**Source material:**
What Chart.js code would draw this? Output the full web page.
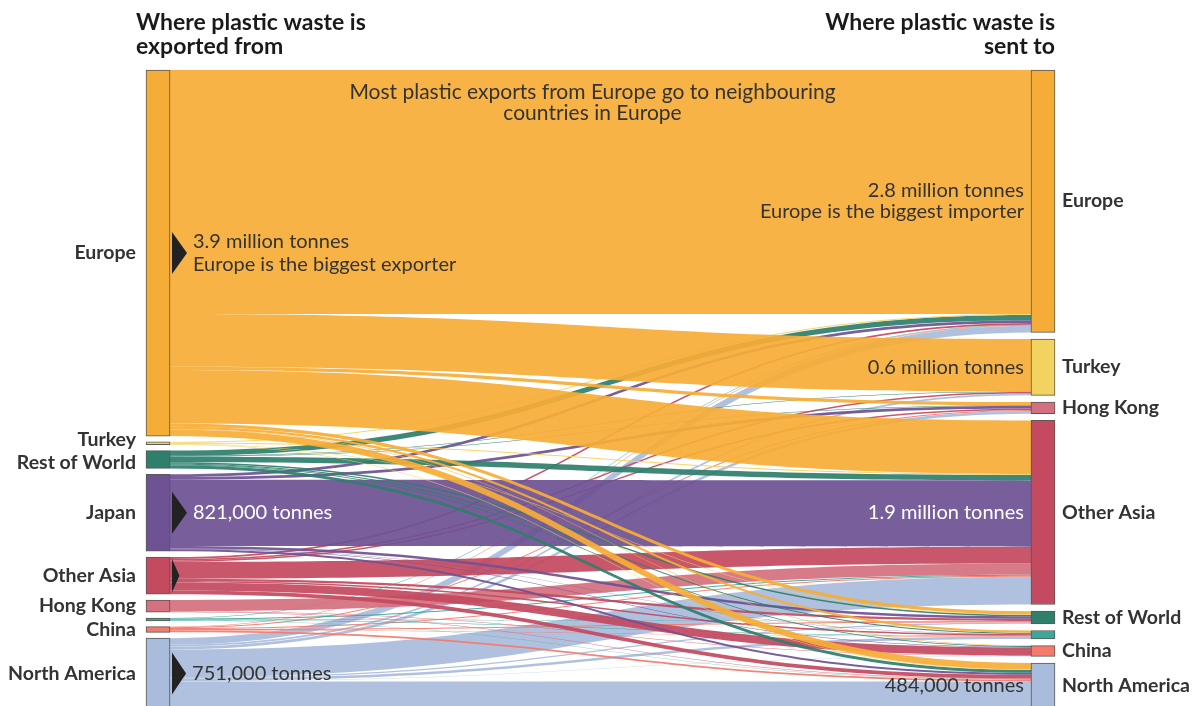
<!DOCTYPE html>
<html>
<head>
<meta charset="utf-8">
<script src="https://cdn.jsdelivr.net/npm/chart.js@4.4.1/dist/chart.umd.min.js"></script>
<style>
  html, body { margin: 0; padding: 0; background: #fff; }
  #wrap { width: 1192px; height: 706px; }
</style>
</head>
<body>
<div id="wrap"><canvas id="plasticChart" width="1192" height="706"></canvas></div>
<script>
// regions, top to bottom on each side
const exporters = ['Europe', 'Turkey', 'Rest of World', 'Japan', 'Other Asia', 'Hong Kong', 'Other', 'China', 'North America'];
const importers = ['Europe', 'Turkey', 'Hong Kong', 'Other Asia', 'Rest of World', 'Other', 'China', 'North America'];
const hiddenLabels = ['Other'];

// thousand tonnes sent by each exporter, in the order of `importers`
const fromEurope       = [2600, 560, 35, 570, 35, 25, 5, 70];
const fromTurkey       = [10, 0, 0, 10, 5, 0, 0, 5];
const fromRestOfWorld  = [55, 5, 5, 60, 15, 10, 10, 30];
const fromJapan        = [30, 0, 30, 705, 25, 5, 5, 21];
const fromOtherAsia    = [20, 15, 15, 180, 25, 15, 85, 40];
const fromHongKong     = [0, 0, 0, 120, 0, 0, 5, 5];
const fromOther        = [5, 0, 0, 10, 5, 5, 0, 5];
const fromChina        = [5, 0, 10, 10, 10, 5, 0, 20];
const fromNorthAmerica = [70, 20, 30, 296, 15, 25, 5, 290];
const flows = [fromEurope, fromTurkey, fromRestOfWorld, fromJapan, fromOtherAsia,
               fromHongKong, fromOther, fromChina, fromNorthAmerica];

// callouts next to the nodes
const exporterNotes = [
  { node: 'Europe', lines: ['3.9 million tonnes', 'Europe is the biggest exporter'], colour: '#333' },
  { node: 'Japan', lines: ['821,000 tonnes'], colour: '#fff' },
  { node: 'Other Asia', lines: [], colour: '#333' },
  { node: 'North America', lines: ['751,000 tonnes'], colour: '#333' }
];
const importerNotes = [
  { node: 'Europe', lines: ['2.8 million tonnes', 'Europe is the biggest importer'], colour: '#333' },
  { node: 'Turkey', lines: ['0.6 million tonnes'], colour: '#333' },
  { node: 'Other Asia', lines: ['1.9 million tonnes'], colour: '#fff' },
  { node: 'North America', lines: ['484,000 tonnes'], colour: '#333' }
];
const topNote = ['Most plastic exports from Europe go to neighbouring', 'countries in Europe'];

const regionColours = {
  'Europe': '#f6ad37',
  'Turkey': '#f3d35f',
  'Rest of World': '#2f7f6d',
  'Japan': '#6f5294',
  'Other Asia': '#c44a60',
  'Hong Kong': '#d47180',
  'Other': '#3aa99b',
  'China': '#f47b6c',
  'North America': '#a9bcdc'
};

const NODE_W = 24;
const NODE_GAP = 62;   // empty space between exporter nodes, thousand tonnes
const Y_MAX = 6775;
const FONT = 'Lato, "Open Sans", sans-serif';

// ---- layout in data units ----
const outTotals = flows.map(row => row.reduce((a, b) => a + b, 0));
const inTotals = importers.map((_, j) => flows.reduce((a, row) => a + row[j], 0));
const rightGap = NODE_GAP * (exporters.length - 1) / (importers.length - 1);

function stack(values, gap) {
  let y = 0;
  return values.map(v => { const r = [y, y + v]; y += v + gap; return r; });
}
const leftNodes = stack(outTotals, NODE_GAP);
const rightNodes = stack(inTotals, rightGap);

// link band positions at both ends
const links = flows.map(row => row.map(() => null));
exporters.forEach((_, i) => {
  let s = leftNodes[i][0];
  importers.forEach((_, j) => {
    const v = flows[i][j];
    if (v > 0) { links[i][j] = { s0: s, s1: s + v }; s += v; }
  });
});
importers.forEach((_, j) => {
  let t = rightNodes[j][0];
  exporters.forEach((_, i) => {
    const v = flows[i][j];
    if (v > 0) { links[i][j].t0 = t; links[i][j].t1 = t + v; t += v; }
  });
});

function rgba(hex, a) {
  const n = parseInt(hex.slice(1), 16);
  return `rgba(${n >> 16},${(n >> 8) & 255},${n & 255},${a})`;
}

const sankeyFlows = {
  id: 'sankeyFlows',
  beforeDatasetsDraw(chart) {
    const { ctx, scales: { x, y } } = chart;
    const xa = x.getPixelForValue(0) + NODE_W / 2;
    const xb = x.getPixelForValue(1) - NODE_W / 2;
    const xm = (xa + xb) / 2;
    ctx.save();
    for (let i = exporters.length - 1; i >= 0; i--) {
      ctx.fillStyle = rgba(regionColours[exporters[i]], 0.93);
      importers.forEach((_, j) => {
        const l = links[i][j];
        if (!l) return;
        const s0 = y.getPixelForValue(l.s0), s1 = y.getPixelForValue(l.s1);
        const t0 = y.getPixelForValue(l.t0), t1 = y.getPixelForValue(l.t1);
        ctx.beginPath();
        ctx.moveTo(xa, s0);
        ctx.bezierCurveTo(xm, s0, xm, t0, xb, t0);
        ctx.lineTo(xb, t1);
        ctx.bezierCurveTo(xm, t1, xm, s1, xa, s1);
        ctx.closePath();
        ctx.fill();
      });
    }
    ctx.restore();
  }
};

function spreadLabels(items, minGap) {
  for (let k = 0; k < 10; k++) {
    for (let n = 1; n < items.length; n++) {
      const a = items[n - 1], b = items[n];
      const d = b.y - a.y;
      if (d < minGap) { a.y -= (minGap - d) / 2; b.y += (minGap - d) / 2; }
    }
  }
  return items;
}

const sankeyText = {
  id: 'sankeyText',
  afterDatasetsDraw(chart) {
    const { ctx, scales: { x, y } } = chart;
    const xl = x.getPixelForValue(0), xr = x.getPixelForValue(1);
    const xa = xl + NODE_W / 2, xb = xr - NODE_W / 2;
    const px = r => y.getPixelForValue(r[1]) - y.getPixelForValue(r[0]);
    const mid = r => (y.getPixelForValue(r[0]) + y.getPixelForValue(r[1])) / 2;
    ctx.save();

    // titles
    ctx.fillStyle = '#1a1a1a';
    ctx.font = `700 23px ${FONT}`;
    ctx.textBaseline = 'middle';
    ctx.textAlign = 'left';
    ctx.fillText('Where plastic waste is', xl - NODE_W / 2 - 10, 23);
    ctx.fillText('exported from', xl - NODE_W / 2 - 10, 47);
    ctx.textAlign = 'right';
    ctx.fillText('Where plastic waste is', xr + NODE_W / 2, 23);
    ctx.fillText('sent to', xr + NODE_W / 2, 47);

    // node labels
    ctx.fillStyle = '#333';
    ctx.font = `700 19.5px ${FONT}`;
    const leftItems = spreadLabels(exporters.map((name, i) => ({ name, y: mid(leftNodes[i]) }))
      .filter(d => !hiddenLabels.includes(d.name)), 23);
    ctx.textAlign = 'right';
    leftItems.forEach(d => ctx.fillText(d.name, xl - NODE_W / 2 - 10, d.y));
    const rightItems = spreadLabels(importers.map((name, j) => ({ name, y: mid(rightNodes[j]) }))
      .filter(d => !hiddenLabels.includes(d.name)), 23);
    ctx.textAlign = 'left';
    rightItems.forEach(d => ctx.fillText(d.name, xr + NODE_W / 2 + 7, d.y));

    // callouts
    ctx.font = `400 20px ${FONT}`;
    exporterNotes.forEach(note => {
      const r = leftNodes[exporters.indexOf(note.node)];
      const cy = mid(r);
      const h = Math.min(42, px(r) - 4);
      const w = Math.min(15, px(r) * 0.2);
      ctx.fillStyle = '#222';
      ctx.beginPath();
      ctx.moveTo(xa + 2, cy - h / 2);
      ctx.lineTo(xa + 2 + w, cy);
      ctx.lineTo(xa + 2, cy + h / 2);
      ctx.closePath();
      ctx.fill();
      ctx.fillStyle = note.colour;
      ctx.textAlign = 'left';
      const y0 = cy - (note.lines.length - 1) * 11.5;
      note.lines.forEach((t, k) => ctx.fillText(t, xa + w + 8, y0 + k * 23));
    });
    importerNotes.forEach(note => {
      const cy = mid(rightNodes[importers.indexOf(note.node)]);
      ctx.fillStyle = note.colour;
      ctx.textAlign = 'right';
      const y0 = cy - (note.lines.length - 1) * 10.5;
      note.lines.forEach((t, k) => ctx.fillText(t, xb - 7, y0 + k * 21));
    });

    ctx.fillStyle = '#333';
    ctx.textAlign = 'center';
    ctx.font = `400 21px ${FONT}`;
    topNote.forEach((t, k) => ctx.fillText(t, (xa + xb) / 2 - 8, chart.chartArea.top + 22 + k * 21));
    ctx.restore();
  }
};

// one floating bar per node
const nodeDatasets = [];
exporters.forEach((name, i) => nodeDatasets.push({
  label: name, data: [leftNodes[i], null], backgroundColor: regionColours[name]
}));
importers.forEach((name, j) => nodeDatasets.push({
  label: name, data: [null, rightNodes[j]], backgroundColor: regionColours[name]
}));
nodeDatasets.forEach(ds => Object.assign(ds, {
  borderColor: 'rgba(50,45,40,0.8)', borderWidth: 1, borderSkipped: false,
  barThickness: NODE_W, grouped: false, clip: false
}));

document.addEventListener('DOMContentLoaded', function () {
  const ctx = document.getElementById('plasticChart').getContext('2d');
  new Chart(ctx, {
    type: 'bar',
    data: { labels: ['from', 'to'], datasets: nodeDatasets },
    options: {
      responsive: false,
      animation: false,
      devicePixelRatio: 1,
      layout: { padding: { left: 158, right: 149, top: 70, bottom: 0 } },
      scales: {
        x: { type: 'category', offset: false, display: false },
        y: { type: 'linear', reverse: true, min: 0, max: Y_MAX, display: false }
      },
      plugins: { legend: { display: false }, tooltip: { enabled: false } }
    },
    plugins: [sankeyFlows, sankeyText]
  });
});
</script>
</body>
</html>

**What you will do:**
Repeat the lines exactly as they stand, from the opening line of the data through the line with "const hiddenLabels = ['Other'];". Pictures stay out of the copy.

**Solution below:**
What Chart.js code would draw this? Output the full web page.
<!DOCTYPE html>
<html>
<head>
<meta charset="utf-8">
<script src="https://cdn.jsdelivr.net/npm/chart.js@4.4.1/dist/chart.umd.min.js"></script>
<style>
  html, body { margin: 0; padding: 0; background: #fff; }
  #wrap { width: 1192px; height: 706px; }
</style>
</head>
<body>
<div id="wrap"><canvas id="plasticChart" width="1192" height="706"></canvas></div>
<script>
// regions, top to bottom on each side
const exporters = ['Europe', 'Turkey', 'Rest of World', 'Japan', 'Other Asia', 'Hong Kong', 'Other', 'China', 'North America'];
const importers = ['Europe', 'Turkey', 'Hong Kong', 'Other Asia', 'Rest of World', 'Other', 'China', 'North America'];
const hiddenLabels = ['Other'];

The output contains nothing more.